Comparator circuits are well known in the electronics industry. Such circuits are used in a variety of situations for comparing a first signal with a second signal and generating an output representative of that comparison for use in numerous ways by other circuitry. For example, the output of a comparator may be used in making a decision in a circuit implementing an algorithm, checking limits in an algorithm, or generally for making any decision based upon the outcome of a comparison of two signals.
In today's environment, speed of operation of a computer is a concern to computer designers, and applies to computers of all sizes, from large mainframe computers to microprocessors employed in circuits as diverse as home appliances and automobiles.
In addition to being fast, a comparator circuit should be responsive to an acceptably wide swing of signals in order that it may be used in a wide variety of applications. Having to specifically design a given comparator circuit for a given application, as is the case with such "tailoring" of most components, adds to cost of design and construction of circuits employing those components.
Another criterion of design for any electronic circuit, including comparator circuits, is that the circuit accurately perform the function for which it is designed. Specifically, a comparator circuit must accurately produce an output representative of the true difference between signals received as inputs. The comparator circuit should not itself introduce anomalies, noise, or other sources of inaccuracy which can cause it to generate internal inaccuracies during its operation and, thus, to produce spurious outputs. Reducing noise enables the comparator circuit to be responsive to small differences between input signals and to low value signals.

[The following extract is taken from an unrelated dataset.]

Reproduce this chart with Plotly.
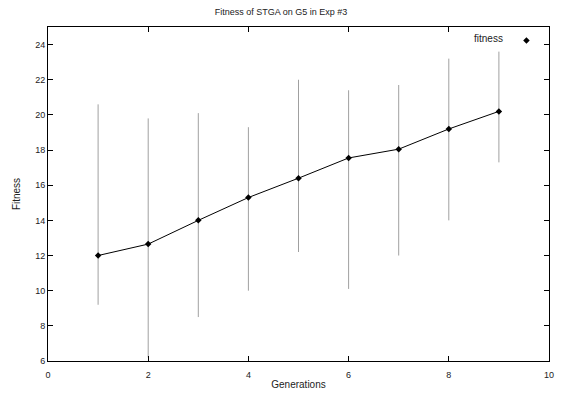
import plotly.graph_objects as go

generations = [1, 2, 3, 4, 5, 6, 7, 8, 9]
fitness_mean = [12.0, 12.65, 14.0, 15.3, 16.4, 17.55, 18.05, 19.2, 20.2]
fitness_min = [9.2, 6.2, 8.5, 10.0, 12.2, 10.1, 12.0, 14.0, 17.3]
fitness_max = [20.6, 19.8, 20.1, 19.3, 22.0, 21.4, 21.7, 23.2, 23.6]

x_ticks = [0, 2, 4, 6, 8, 10]
y_ticks = [6, 8, 10, 12, 14, 16, 18, 20, 22, 24]

err_plus = [hi - m for hi, m in zip(fitness_max, fitness_mean)]
err_minus = [m - lo for lo, m in zip(fitness_min, fitness_mean)]

FONT = "Liberation Sans, Arial, sans-serif"

fig = go.Figure()
fig.add_trace(go.Scatter(
    x=generations, y=fitness_mean, mode="lines+markers",
    line=dict(color="black", width=1),
    marker=dict(symbol="diamond", size=5, color="black"),
    error_y=dict(type="data", array=err_plus, arrayminus=err_minus,
                 color="#a0a0a0", thickness=1, width=0),
    showlegend=False,
))
fig.add_trace(go.Scatter(
    x=[None], y=[None], mode="markers", name=" ",
    marker=dict(symbol="diamond", size=5, color="black"),
    showlegend=True,
))

axis_common = dict(
    showline=True, linecolor="black", linewidth=1, mirror="ticks",
    ticks="inside", ticklen=5, tickcolor="black", showgrid=False,
    zeroline=False, tickfont=dict(family=FONT, size=9, color="#222"),
)

fig.update_layout(
    width=562, height=396,
    margin=dict(l=48, r=8, t=27, b=35),
    paper_bgcolor="white", plot_bgcolor="white",
    title=dict(text="Fitness of STGA on G5 in Exp #3", x=0.5, xanchor="center",
               y=0.978, yanchor="top",
               font=dict(family=FONT, size=9, color="#222")),
    xaxis=dict(range=[0, 10], tickvals=x_ticks, ticklabelstandoff=5,
               title=dict(text="Generations", standoff=2,
                          font=dict(family=FONT, size=10, color="#222")),
               **axis_common),
    yaxis=dict(range=[6, 25], tickvals=y_ticks,
               title=dict(text="Fitness", standoff=12,
                          font=dict(family=FONT, size=10, color="#222")),
               **axis_common),
    legend=dict(x=0.915, y=1.003, xanchor="left", yanchor="top",
                bgcolor="rgba(0,0,0,0)",
                font=dict(family=FONT, size=10), itemwidth=30),
    annotations=[dict(text="fitness", xref="paper", yref="paper",
                      x=0.913, y=0.967, xanchor="right", yanchor="middle",
                      showarrow=False,
                      font=dict(family=FONT, size=10, color="#222"))],
)

fig.write_html("out.html")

All of the design criteria: wide range of applicability in accepting input signals, speed of operation, responsiveness to small signal differences and to low value signals, and accuracy of response are not necessarily compatible or mutually supportive in their effects upon the design of a comparator circuit. It is, for example, important that a comparator in its non-comparative mode not be allowed to have too wide a range of signals internally present in its comparison circuitry. Too wide a diversity of such signals slows operation in the comparison mode because a significant swing in signal value is required in order to effect an appropriate comparison. Such significant swings in value take time and may be a source of noise or other inaccuracy.
It is also desirable that components employed in any electronic circuit, including comparator circuits, be employed in their optimal operating range in order that truest response of the various components may be advantageously employed.
Certain prior art solutions to the problem of internal introduction of inaccuracies in comparator circuits have involved multiple amplifier stages which are controlled in their active-inactive periods. By such controlling, circuitry may be pre-conditioned to a stable state at the optimal operating point of the various electronic components involved before comparison is effected between the two signals to be compared. Such an approach is taken by Heller et al. in U.S. Pat. No. 4,028,558, "High Accuracy MOS Comparator"; by Hosotani et al. in U.S. Pat. No. 4,900,952, "Voltage Comparison Apparatus"; and by Fattaruso in U.S. Pat. No. 4,883,987, "Comparator Circuit Having a Fast Recovery Time". However, such solutions are relatively slow in their response and require a large number of components.
The present invention provides a stable, accurate comparator circuit which quickly reacts to changes in inputs without introduction of disruptive noise to the output.